↓
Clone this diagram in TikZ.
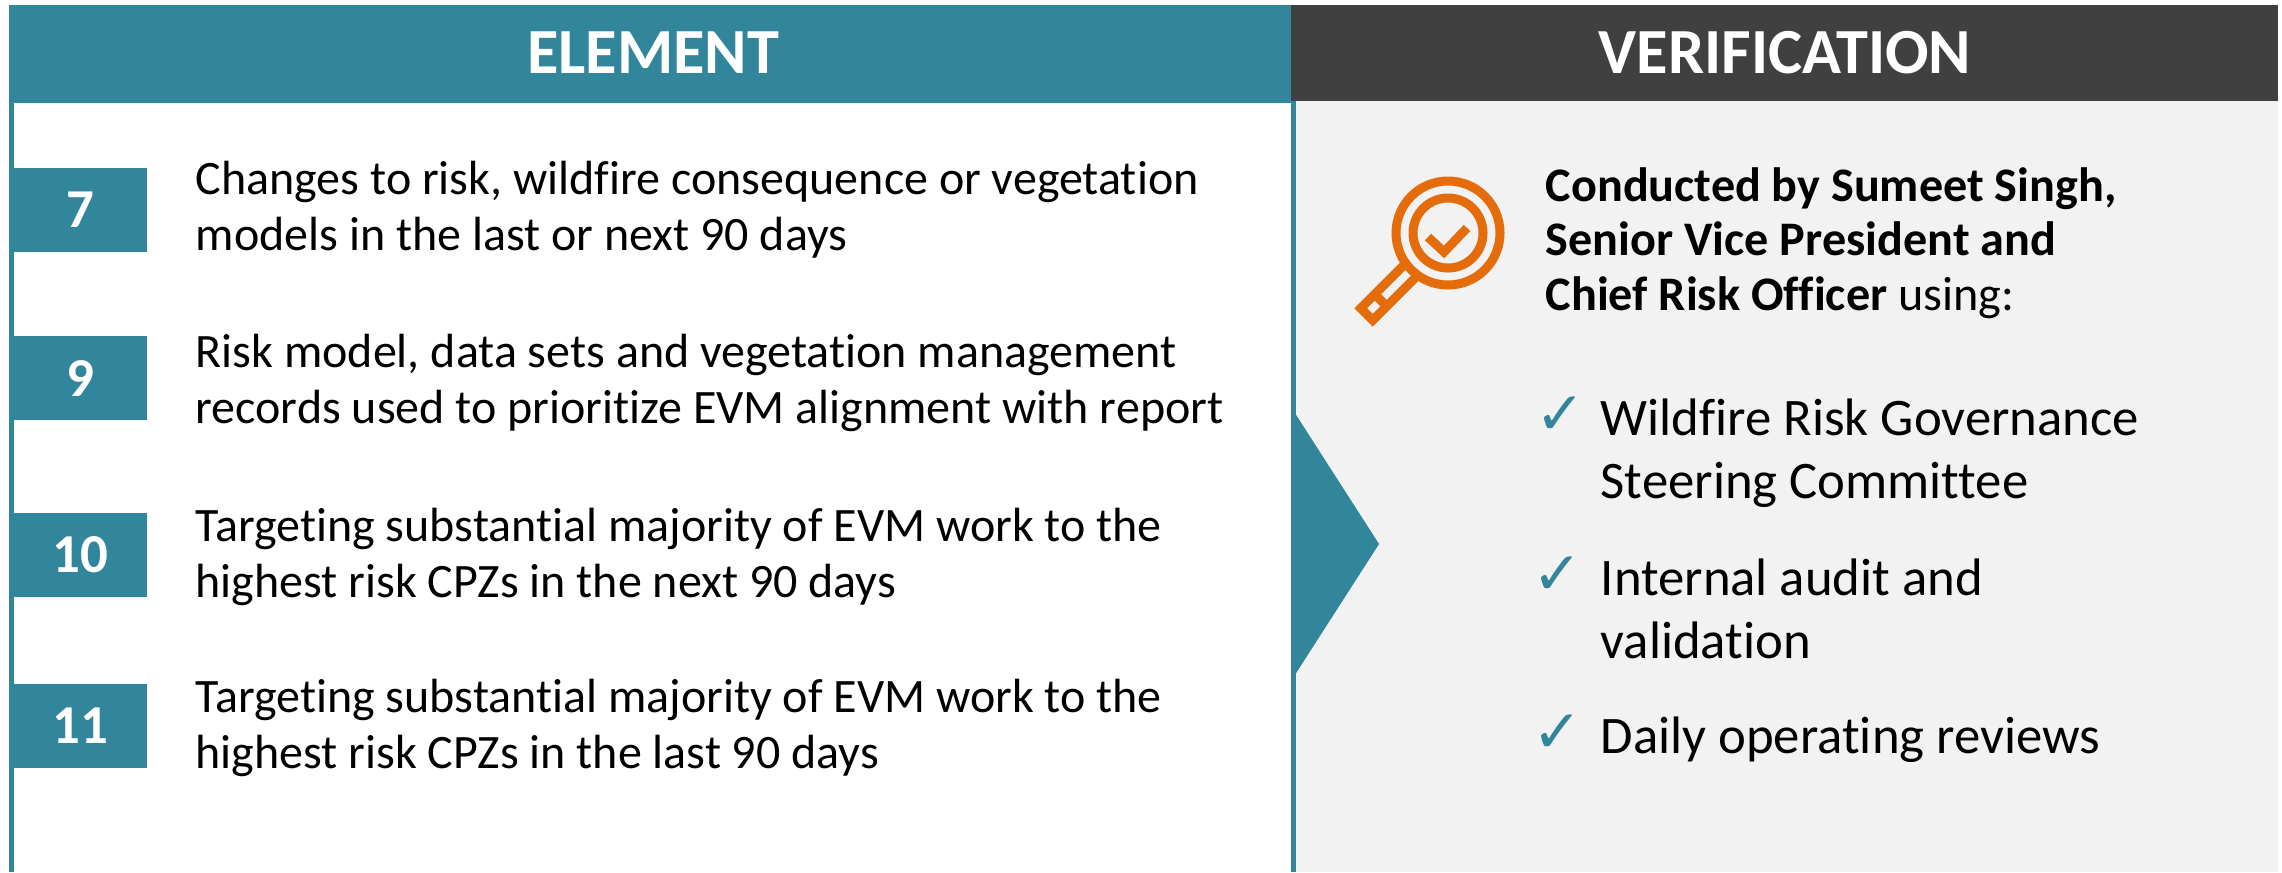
\documentclass[tikz,border=0pt]{standalone}
\usepackage{fontspec}
\setmainfont{Carlito}[Ligatures = NoCommon]
\newfontfamily\symfont{DejaVu Sans}
\definecolor{elemteal}{RGB}{49,134,156}
\definecolor{verifdark}{RGB}{64,64,64}
\definecolor{verifgrey}{RGB}{242,242,242}
\definecolor{lensorange}{RGB}{228,108,10}
\begin{document}
\begin{tikzpicture}[%
    x = 0.01cm, y = -0.01cm,
    head/.style = {anchor = base, inner sep = 0pt, text = white, font = \bfseries\fontsize{18.3}{20}\selectfont},
    numbox/.style = {fill = elemteal, text = white, minimum width = 1.33cm, minimum height = 0.84cm, inner sep = 0pt, font = \bfseries\fontsize{15.6}{18}\selectfont},
    item/.style = {anchor = base west, align = left, inner sep = 0pt, font = \fontsize{13.65}{15.65}\selectfont},
    byline/.style = {anchor = base west, align = left, inner sep = 0pt, font = \fontsize{13.7}{15.4}\selectfont},
    bullet/.style = {anchor = base west, align = left, inner sep = 0pt, font = \fontsize{15}{17.9}\selectfont},
    tick/.style = {anchor = base, inner sep = 0pt, text = elemteal, font = \symfont\fontsize{17}{20}\selectfont},
    lens/.style = {draw = lensorange, line width = 0.09cm}]

    \useasboundingbox (0, 0) rectangle (2282, 872);

    % panels
    \fill[verifgrey] (1291, 101) rectangle (2278, 872);
    \fill[elemteal] (9, 5) rectangle (1291, 103);
    \fill[verifdark] (1291, 5) rectangle (2278, 101);
    \fill[elemteal] (9, 5) rectangle (14, 872);
    \fill[elemteal] (1291, 101) rectangle (1296, 872);
    \fill[elemteal] (1291, 407) -- (1379, 544) -- (1291, 681) -- cycle;

    \node[head] (element) at (653, 73) {ELEMENT};
    \node[head] (verification) at (1785, 73) {VERIFICATION};

    % elements (base = last line)
    \node[numbox] (n7) at (80.5, 210) {7};
    \node[numbox] (n9) at (80.5, 378) {9};
    \node[numbox] (n10) at (80.5, 555) {10};
    \node[numbox] (n11) at (80.5, 726) {11};

    \node[item] (t7) at (195, 250) {Changes to risk, wildfire consequence or vegetation\\models in the last or next 90 days};
    \node[item] (t9) at (195, 423) {Risk model, data sets and vegetation management\\records used to prioritize EVM alignment with report};
    \node[item] (t10) at (195, 597) {Targeting substantial majority of EVM work to the\\highest risk CPZs in the next 90 days};
    \node[item] (t11) at (195, 768) {Targeting substantial majority of EVM work to the\\highest risk CPZs in the last 90 days};

    % verification
    \draw[lens] (1448, 233) circle (52);
    \draw[lens] (1448, 233) circle (35);
    \draw[lens, miter limit = 10] (1428, 237) -- (1444, 252) -- (1467, 228);
    \draw[lens] (1415.1, 277.9) -- (1372.7, 320.3) -- (1360.7, 308.3) -- (1403.1, 265.9);
    \draw[lens] (1386.8, 306.2) -- (1374.8, 294.2);

    \node[byline] (by) at (1545, 310) {\textbf{Conducted by Sumeet Singh,}\\\textbf{Senior Vice President and}\\\textbf{Chief Risk Officer} using:};

    \node[tick] (c1) at (1561, 434) {✓};
    \node[tick] (c2) at (1558, 594) {✓};
    \node[tick] (c3) at (1558, 752) {✓};

    \node[bullet] (b1) at (1600, 498) {Wildfire Risk Governance\\Steering Committee};
    \node[bullet] (b2) at (1600, 658) {Internal audit and\\validation};
    \node[bullet] (b3) at (1600, 753) {Daily operating reviews};
\end{tikzpicture}
\end{document}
↑
- _Task requirements_
Pictures excluded, quote all the data above exactly.

- _Result of the task_
Clone this diagram in TikZ.
\documentclass[tikz,border=0pt]{standalone}
\usepackage{fontspec}
\setmainfont{Carlito}[Ligatures = NoCommon]
\newfontfamily\symfont{DejaVu Sans}
\definecolor{elemteal}{RGB}{49,134,156}
\definecolor{verifdark}{RGB}{64,64,64}
\definecolor{verifgrey}{RGB}{242,242,242}
\definecolor{lensorange}{RGB}{228,108,10}
\begin{document}
\begin{tikzpicture}[%
    x = 0.01cm, y = -0.01cm,
    head/.style = {anchor = base, inner sep = 0pt, text = white, font = \bfseries\fontsize{18.3}{20}\selectfont},
    numbox/.style = {fill = elemteal, text = white, minimum width = 1.33cm, minimum height = 0.84cm, inner sep = 0pt, font = \bfseries\fontsize{15.6}{18}\selectfont},
    item/.style = {anchor = base west, align = left, inner sep = 0pt, font = \fontsize{13.65}{15.65}\selectfont},
    byline/.style = {anchor = base west, align = left, inner sep = 0pt, font = \fontsize{13.7}{15.4}\selectfont},
    bullet/.style = {anchor = base west, align = left, inner sep = 0pt, font = \fontsize{15}{17.9}\selectfont},
    tick/.style = {anchor = base, inner sep = 0pt, text = elemteal, font = \symfont\fontsize{17}{20}\selectfont},
    lens/.style = {draw = lensorange, line width = 0.09cm}]

    \useasboundingbox (0, 0) rectangle (2282, 872);

    % panels
    \fill[verifgrey] (1291, 101) rectangle (2278, 872);
    \fill[elemteal] (9, 5) rectangle (1291, 103);
    \fill[verifdark] (1291, 5) rectangle (2278, 101);
    \fill[elemteal] (9, 5) rectangle (14, 872);
    \fill[elemteal] (1291, 101) rectangle (1296, 872);
    \fill[elemteal] (1291, 407) -- (1379, 544) -- (1291, 681) -- cycle;

    \node[head] (element) at (653, 73) {ELEMENT};
    \node[head] (verification) at (1785, 73) {VERIFICATION};

    % elements (base = last line)
    \node[numbox] (n7) at (80.5, 210) {7};
    \node[numbox] (n9) at (80.5, 378) {9};
    \node[numbox] (n10) at (80.5, 555) {10};
    \node[numbox] (n11) at (80.5, 726) {11};

    \node[item] (t7) at (195, 250) {Changes to risk, wildfire consequence or vegetation\\models in the last or next 90 days};
    \node[item] (t9) at (195, 423) {Risk model, data sets and vegetation management\\records used to prioritize EVM alignment with report};
    \node[item] (t10) at (195, 597) {Targeting substantial majority of EVM work to the\\highest risk CPZs in the next 90 days};
    \node[item] (t11) at (195, 768) {Targeting substantial majority of EVM work to the\\highest risk CPZs in the last 90 days};

    % verification
    \draw[lens] (1448, 233) circle (52);
    \draw[lens] (1448, 233) circle (35);
    \draw[lens, miter limit = 10] (1428, 237) -- (1444, 252) -- (1467, 228);
    \draw[lens] (1415.1, 277.9) -- (1372.7, 320.3) -- (1360.7, 308.3) -- (1403.1, 265.9);
    \draw[lens] (1386.8, 306.2) -- (1374.8, 294.2);

    \node[byline] (by) at (1545, 310) {\textbf{Conducted by Sumeet Singh,}\\\textbf{Senior Vice President and}\\\textbf{Chief Risk Officer} using:};

    \node[tick] (c1) at (1561, 434) {✓};
    \node[tick] (c2) at (1558, 594) {✓};
    \node[tick] (c3) at (1558, 752) {✓};

    \node[bullet] (b1) at (1600, 498) {Wildfire Risk Governance\\Steering Committee};
    \node[bullet] (b2) at (1600, 658) {Internal audit and\\validation};
    \node[bullet] (b3) at (1600, 753) {Daily operating reviews};
\end{tikzpicture}
\end{document}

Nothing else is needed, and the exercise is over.